**Supplied material**
───

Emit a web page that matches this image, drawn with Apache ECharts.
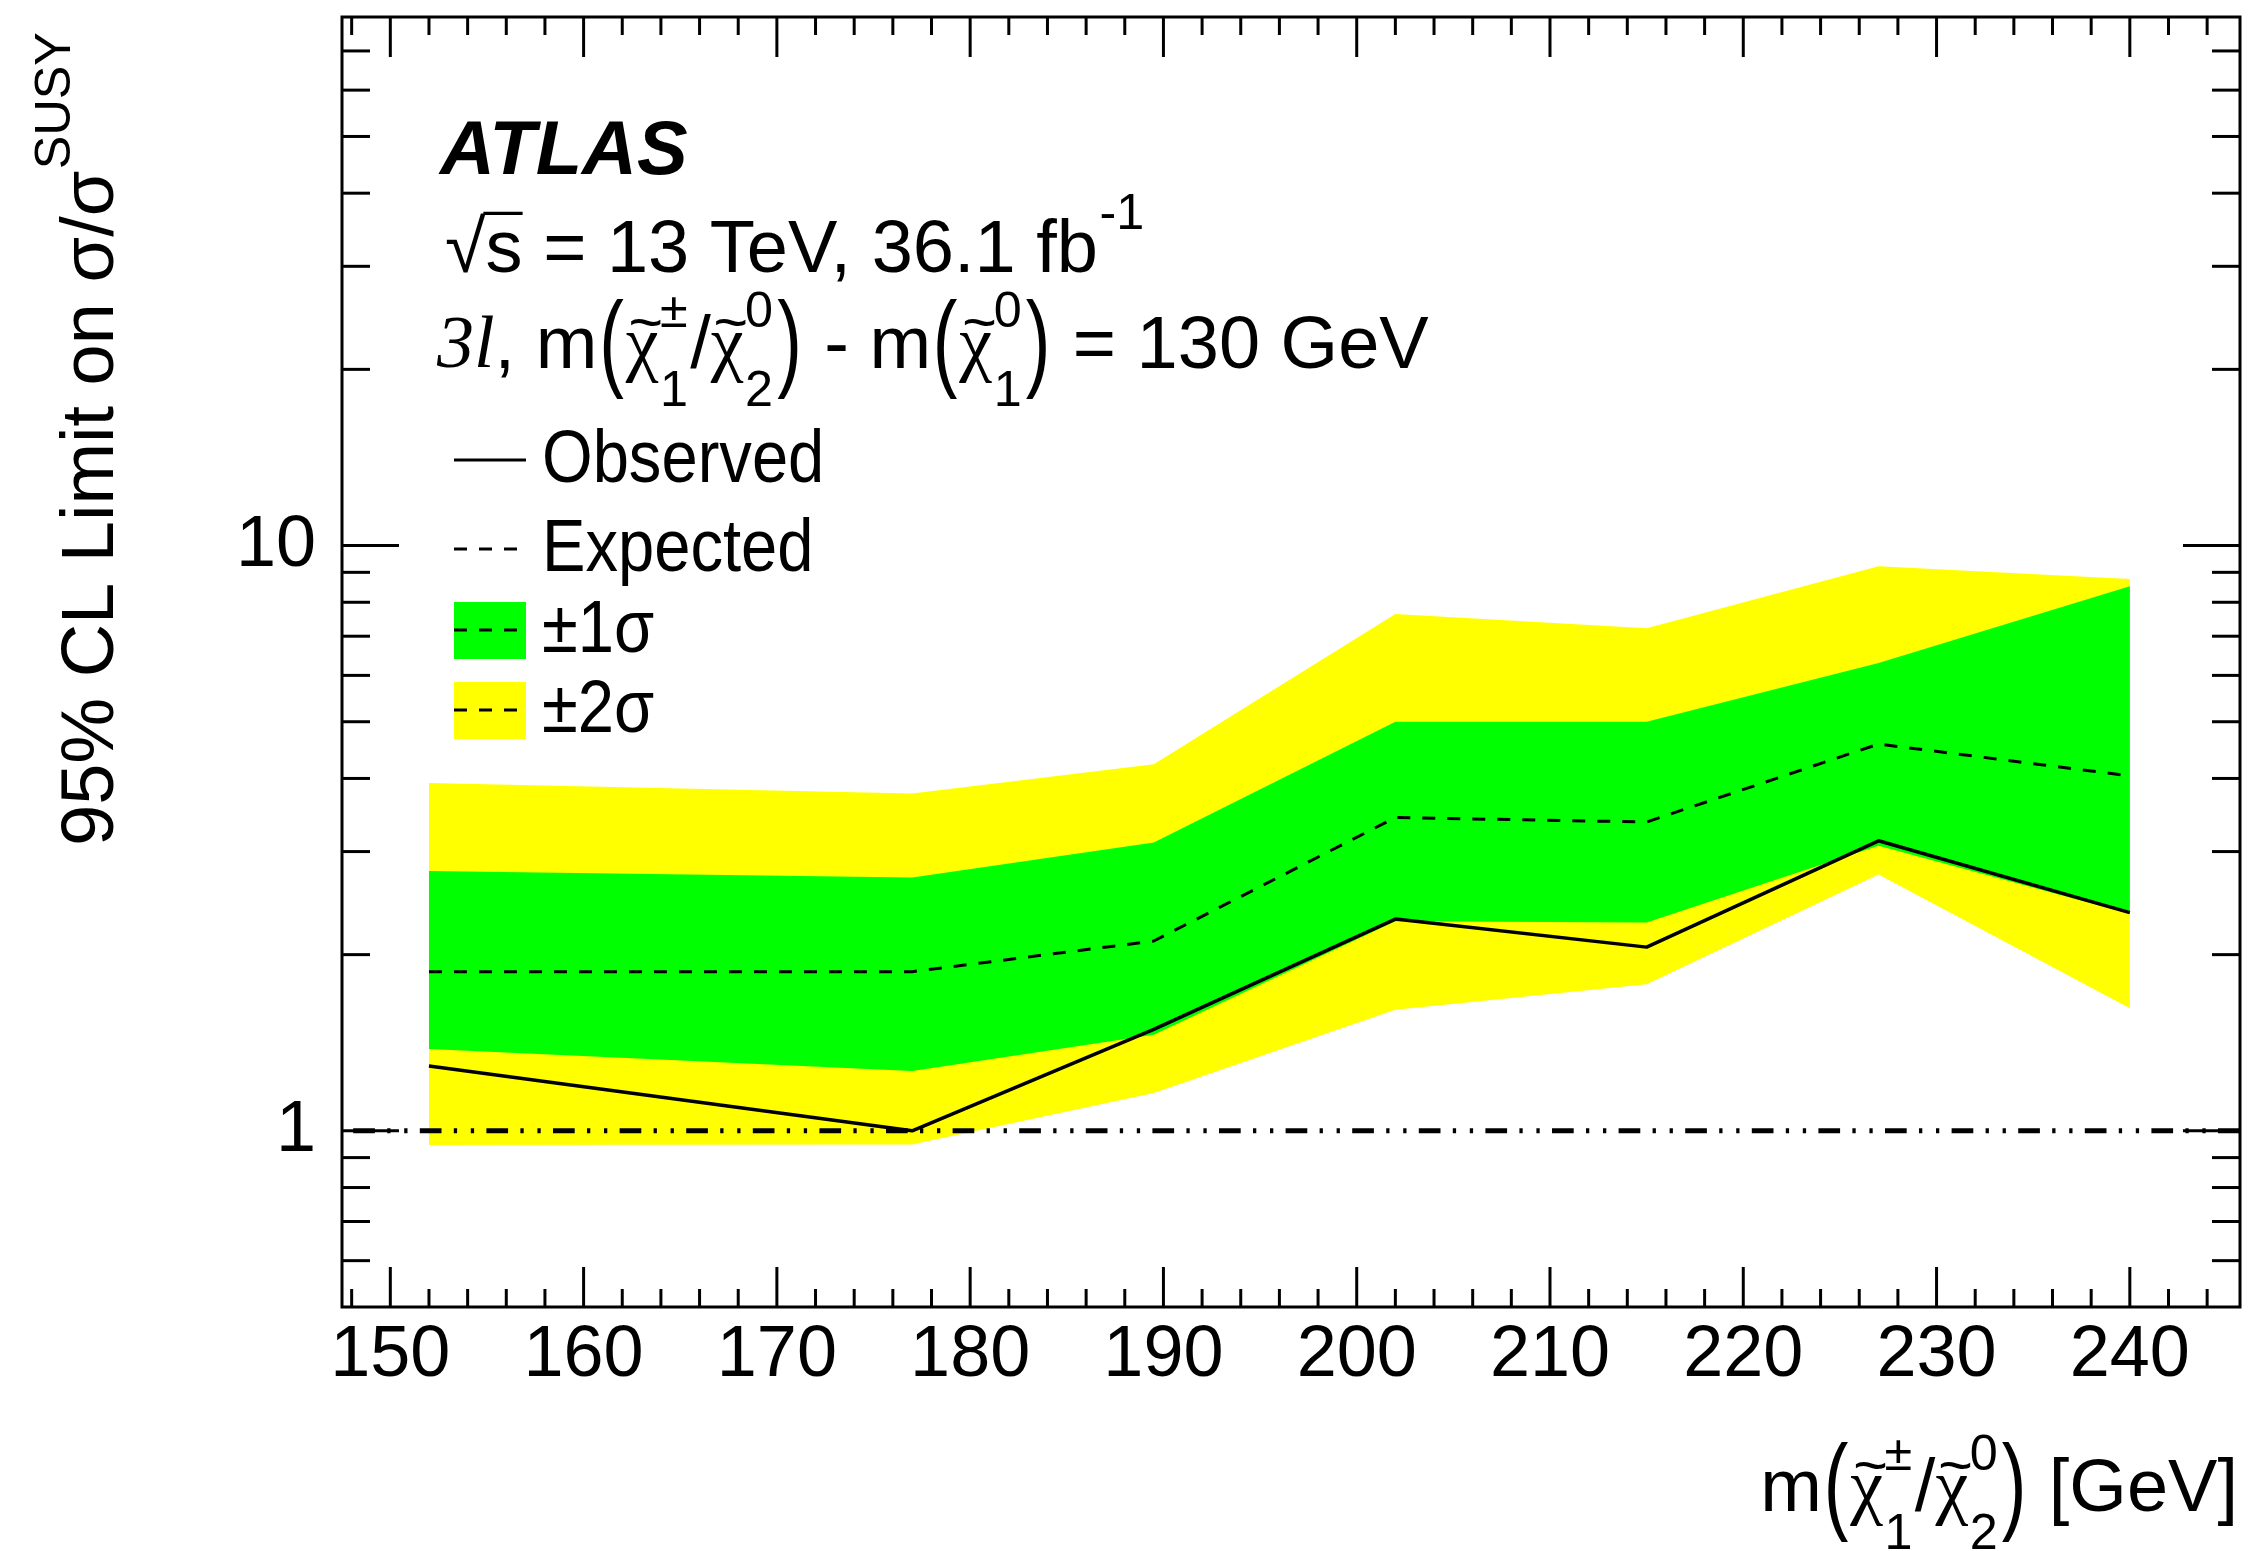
<!DOCTYPE html>
<html>
<head>
<meta charset="utf-8">
<script src="https://cdn.jsdelivr.net/npm/echarts@6/dist/echarts.min.js"></script>
<style>
  html, body { margin: 0; padding: 0; background: #fff; }
  #chart { width: 2249px; height: 1551px; }
</style>
</head>
<body>
<div id="chart"></div>
<script>
// Chargino/neutralino mass points [GeV]
const massPoints = [152, 177, 189.5, 202, 215, 227, 240];
// 95% CL upper limits on sigma / sigma_SUSY
const observedLimit = [1.29, 1.0, 1.49, 2.30, 2.06, 3.13, 2.36];
const expectedLimit = [1.87, 1.87, 2.11, 3.43, 3.37, 4.58, 4.04];
const oneSigmaUp   = [2.78, 2.71, 3.11, 5.00, 5.00, 6.30, 8.52];
const oneSigmaDown = [1.38, 1.265, 1.46, 2.28, 2.27, 3.07, 2.35];
const twoSigmaUp   = [3.93, 3.77, 4.23, 7.64, 7.22, 9.22, 8.77];
const twoSigmaDown = [0.946, 0.948, 1.16, 1.61, 1.78, 2.74, 1.62];
const unitLimit = 1;

// Axis ticks and labels
const xMajorTicks = [150, 160, 170, 180, 190, 200, 210, 220, 230, 240];
const xTickLabels = ['150', '160', '170', '180', '190', '200', '210', '220', '230', '240'];
const xMinorTicks = [148, 152, 154, 156, 158, 162, 164, 166, 168, 172, 174, 176, 178,
  182, 184, 186, 188, 192, 194, 196, 198, 202, 204, 206, 208, 212, 214, 216, 218,
  222, 224, 226, 228, 232, 234, 236, 238, 242, 244];
const yMajorTicks = [1, 10];
const yTickLabels = ['1', '10'];
const yMinorTicks = [0.6, 0.7, 0.8, 0.9, 2, 3, 4, 5, 6, 7, 8, 9, 20, 30, 40, 50, 60, 70];

const X_MIN = 147.5, X_MAX = 245.7, Y_MIN = 0.5, Y_MAX = 80;

const SANS = '"Liberation Sans", Arial, Helvetica, sans-serif';
const SERIF = '"Liberation Serif", "Times New Roman", serif';
const GREEN = '#00ff00';
const YELLOW = '#ffff00';

// ---- text helpers -------------------------------------------------------
const measureCtx = document.createElement('canvas').getContext('2d');
function fontStr(p) {
  return (p.style || 'normal') + ' ' + (p.weight || 'normal') + ' ' + p.size + 'px ' + (p.family || SANS);
}
function textWidth(s, p) {
  measureCtx.font = fontStr(p);
  return measureCtx.measureText(s).width;
}
// text element placed by its alphabetic baseline
function glyph(x, base, s, p, align) {
  return {
    type: 'text', x: x, y: base - 0.35 * p.size, silent: true,
    style: {
      text: s, font: fontStr(p), fill: '#000',
      align: align || 'left', verticalAlign: 'middle',
      textAlign: align || 'left', textVerticalAlign: 'middle'
    }
  };
}
// lays out a formula on a baseline at y = 0, starting at x = 0
function buildMath(parts, base) {
  const els = [];
  const S = base.size;
  const chiFont = Object.assign({}, base, { family: SERIF });
  let x = 0;
  for (const p of parts) {
    if (typeof p === 'string') {
      els.push(glyph(x, 0, p, base));
      x += textWidth(p, base);
    } else if (p.paren) {
      x += S * 0.025;
      const g = glyph(x, 0, p.paren, base);
      g.scaleY = 1.45;
      els.push(g);
      x += textWidth(p.paren, base) + S * 0.025;
    } else if (p.chi) {
      const cw = textWidth('\u03c7', chiFont);
      els.push(glyph(x, 0, '\u03c7', chiFont));
      const tp = Object.assign({}, base, { size: S * 0.8 });
      const tw = textWidth('~', tp);
      els.push(glyph(x + (cw - tw) / 2 + S * 0.05, -S * 0.36, '~', tp));
      const sp = Object.assign({}, base, { size: S * 0.68 });
      let sw = 0;
      if (p.sup) { els.push(glyph(x + cw + S * 0.02, -S * 0.57, p.sup, sp)); sw = Math.max(sw, textWidth(p.sup, sp)); }
      if (p.sub) { els.push(glyph(x + cw + S * 0.02, S * 0.5, p.sub, sp)); sw = Math.max(sw, textWidth(p.sub, sp)); }
      x += cw + S * 0.05 + sw;
    } else if (p.sup) {
      const sp = Object.assign({}, base, { size: S * 0.68 });
      els.push(glyph(x + S * 0.02, -S * 0.6, p.sup, sp));
      x += textWidth(p.sup, sp) + S * 0.02;
    } else if (p.text) {
      const fp = Object.assign({}, base, p.font || {});
      els.push(glyph(x, 0, p.text, fp));
      x += textWidth(p.text, fp);
    } else if (p.sqrt) {
      const rw = textWidth('\u221a', base);
      els.push(glyph(x, 0, '\u221a', base));
      const sw = textWidth(p.sqrt, base);
      els.push(glyph(x + rw, 0, p.sqrt, base));
      els.push({ type: 'line', silent: true,
        shape: { x1: x + rw - S * 0.03, y1: -S * 0.86, x2: x + rw + sw, y2: -S * 0.86 },
        style: { stroke: '#000', lineWidth: S * 0.045 } });
      x += rw + sw;
    }
  }
  return { els: els, width: x };
}
function mathGroup(parts, base, x, y, opts) {
  const m = buildMath(parts, base);
  opts = opts || {};
  let gx = x;
  if (opts.alignRight) gx = x - m.width;
  return Object.assign({ type: 'group', x: gx, y: y, children: m.els }, opts.rotation ? { rotation: opts.rotation } : {});
}

// ---- series ---------------------------------------------------------------
function bandSeries(upper, lower, color) {
  return {
    type: 'custom', coordinateSystem: 'cartesian2d', silent: true, animation: false,
    data: massPoints.map((m, i) => [m, lower[i], upper[i]]),
    encode: { x: 0, y: [1, 2] },
    renderItem: function (params, api) {
      if (params.dataIndex !== 0) return null;
      const pts = [];
      for (let i = 0; i < massPoints.length; i++) pts.push(api.coord([massPoints[i], upper[i]]));
      for (let i = massPoints.length - 1; i >= 0; i--) pts.push(api.coord([massPoints[i], lower[i]]));
      return { type: 'polygon', shape: { points: pts }, style: { fill: color, stroke: null } };
    }
  };
}

function axisFurniture(params, api) {
  const children = [];
  const ls = { stroke: '#000', lineWidth: 3 };
  const seg = (x1, y1, x2, y2) => children.push({ type: 'line', shape: { x1, y1, x2, y2 }, style: ls });
  xMajorTicks.forEach(v => {
    const b = api.coord([v, Y_MIN]), t = api.coord([v, Y_MAX]);
    seg(b[0], b[1], b[0], b[1] - 40); seg(t[0], t[1], t[0], t[1] + 40);
  });
  xMinorTicks.forEach(v => {
    const b = api.coord([v, Y_MIN]), t = api.coord([v, Y_MAX]);
    seg(b[0], b[1], b[0], b[1] - 18); seg(t[0], t[1], t[0], t[1] + 18);
  });
  yMajorTicks.forEach(v => {
    const l = api.coord([X_MIN, v]), r = api.coord([X_MAX, v]);
    seg(l[0], l[1], l[0] + 57, l[1]); seg(r[0], r[1], r[0] - 57, r[1]);
  });
  yMinorTicks.forEach(v => {
    const l = api.coord([X_MIN, v]), r = api.coord([X_MAX, v]);
    seg(l[0], l[1], l[0] + 28, l[1]); seg(r[0], r[1], r[0] - 28, r[1]);
  });
  const lp = { size: 72 };
  xTickLabels.forEach((lab, i) => {
    const b = api.coord([xMajorTicks[i], Y_MIN]);
    children.push(glyph(b[0], b[1] + 74, lab, lp, 'center'));
  });
  yTickLabels.forEach((lab, i) => {
    const l = api.coord([X_MIN, yMajorTicks[i]]);
    children.push(glyph(l[0] - 26, l[1] + 26, lab, lp, 'right'));
  });
  return { type: 'group', children: children };
}

const chart = echarts.init(document.getElementById('chart'), null, { renderer: 'canvas' });

// ---- annotation and legend ------------------------------------------------
const T = { size: 74 };
const chiPair = [
  { chi: true, sup: '\u00b1', sub: '1' }, '/', { chi: true, sup: '0', sub: '2' }
];
const graphics = [];
graphics.push(glyph(440, 180, 'ATLAS', { size: 76, weight: 'bold', style: 'italic' }));
graphics.push(mathGroup([{ sqrt: 's' }, ' = 13 TeV, 36.1 fb', { sup: '-1' }], T, 445, 277));
graphics.push(mathGroup([
  { text: '3l', font: { family: SERIF, style: 'italic' } }, ', m', { paren: '(' }, ...chiPair, { paren: ')' },
  ' - m', { paren: '(' }, { chi: true, sup: '0', sub: '1' }, { paren: ')' }, ' = 130 GeV'
], T, 437, 373));

// legend
const LEG_X0 = 454, LEG_X1 = 526, LEG_TX = 542;
const legendText = (s, base) => ({
  type: 'group', x: LEG_TX, y: base, scaleX: 0.88,
  children: [glyph(0, 0, s, T)]
});
graphics.push({ type: 'line', shape: { x1: LEG_X0, y1: 460, x2: LEG_X1, y2: 460 }, style: { stroke: '#000', lineWidth: 3 } });
graphics.push(legendText('Observed', 487));
graphics.push({ type: 'line', shape: { x1: LEG_X0, y1: 549, x2: LEG_X1, y2: 549 }, style: { stroke: '#000', lineWidth: 3, lineDash: [13, 12] } });
graphics.push(legendText('Expected', 576));
graphics.push({ type: 'rect', shape: { x: LEG_X0, y: 602, width: LEG_X1 - LEG_X0, height: 57 }, style: { fill: GREEN } });
graphics.push({ type: 'line', shape: { x1: LEG_X0, y1: 630, x2: LEG_X1, y2: 630 }, style: { stroke: '#000', lineWidth: 3, lineDash: [13, 12] } });
graphics.push(legendText('\u00b11\u03c3', 657));
graphics.push({ type: 'rect', shape: { x: LEG_X0, y: 682, width: LEG_X1 - LEG_X0, height: 57 }, style: { fill: YELLOW } });
graphics.push({ type: 'line', shape: { x1: LEG_X0, y1: 710, x2: LEG_X1, y2: 710 }, style: { stroke: '#000', lineWidth: 3, lineDash: [13, 12] } });
graphics.push(legendText('\u00b12\u03c3', 737));

// axis titles
graphics.push(mathGroup(['95% CL Limit on \u03c3/\u03c3', { sup: 'SUSY' }], T, 118, 846, { rotation: Math.PI / 2 }));
graphics.push(mathGroup(['m', { paren: '(' }, ...chiPair, { paren: ')' }, ' [GeV]'], T, 2238, 1516, { alignRight: true }));

chart.setOption({
  animation: false,
  backgroundColor: '#fff',
  grid: { left: 342, right: 9, top: 17, bottom: 244, show: true, borderColor: '#000', borderWidth: 3, backgroundColor: 'transparent' },
  xAxis: {
    type: 'value', min: X_MIN, max: X_MAX,
    axisLine: { show: false }, axisTick: { show: false }, axisLabel: { show: false }, splitLine: { show: false }
  },
  yAxis: {
    type: 'log', logBase: 10, min: Y_MIN, max: Y_MAX,
    axisLine: { show: false }, axisTick: { show: false }, axisLabel: { show: false }, splitLine: { show: false }
  },
  series: [
    bandSeries(twoSigmaUp, twoSigmaDown, YELLOW),
    bandSeries(oneSigmaUp, oneSigmaDown, GREEN),
    {
      type: 'line', silent: true, symbol: 'none',
      data: massPoints.map((m, i) => [m, expectedLimit[i]]),
      lineStyle: { color: '#000', width: 3, type: [13, 12] }
    },
    {
      type: 'line', silent: true, symbol: 'none',
      data: massPoints.map((m, i) => [m, observedLimit[i]]),
      lineStyle: { color: '#000', width: 3.5 }
    },
    {
      type: 'line', silent: true, symbol: 'none',
      data: [[X_MIN, unitLimit], [X_MAX, unitLimit]],
      lineStyle: { color: '#000', width: 5, cap: 'butt', type: [21.7, 12.3, 3.3, 13.7, 3.3, 12.3], dashOffset: 55.4 }
    },
    {
      type: 'custom', coordinateSystem: 'cartesian2d', silent: true, clip: false, z: 10,
      data: [[X_MIN, Y_MIN]],
      renderItem: axisFurniture
    }
  ],
  graphic: graphics
});
</script>
</body>
</html>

───

Only the lines from the top of the data through the line with "const unitLimit = 1;" should be quoted, exactly and with both ends kept; skip the pictures.

Emit a web page that matches this image, drawn with Apache ECharts.
<!DOCTYPE html>
<html>
<head>
<meta charset="utf-8">
<script src="https://cdn.jsdelivr.net/npm/echarts@6/dist/echarts.min.js"></script>
<style>
  html, body { margin: 0; padding: 0; background: #fff; }
  #chart { width: 2249px; height: 1551px; }
</style>
</head>
<body>
<div id="chart"></div>
<script>
// Chargino/neutralino mass points [GeV]
const massPoints = [152, 177, 189.5, 202, 215, 227, 240];
// 95% CL upper limits on sigma / sigma_SUSY
const observedLimit = [1.29, 1.0, 1.49, 2.30, 2.06, 3.13, 2.36];
const expectedLimit = [1.87, 1.87, 2.11, 3.43, 3.37, 4.58, 4.04];
const oneSigmaUp   = [2.78, 2.71, 3.11, 5.00, 5.00, 6.30, 8.52];
const oneSigmaDown = [1.38, 1.265, 1.46, 2.28, 2.27, 3.07, 2.35];
const twoSigmaUp   = [3.93, 3.77, 4.23, 7.64, 7.22, 9.22, 8.77];
const twoSigmaDown = [0.946, 0.948, 1.16, 1.61, 1.78, 2.74, 1.62];
const unitLimit = 1;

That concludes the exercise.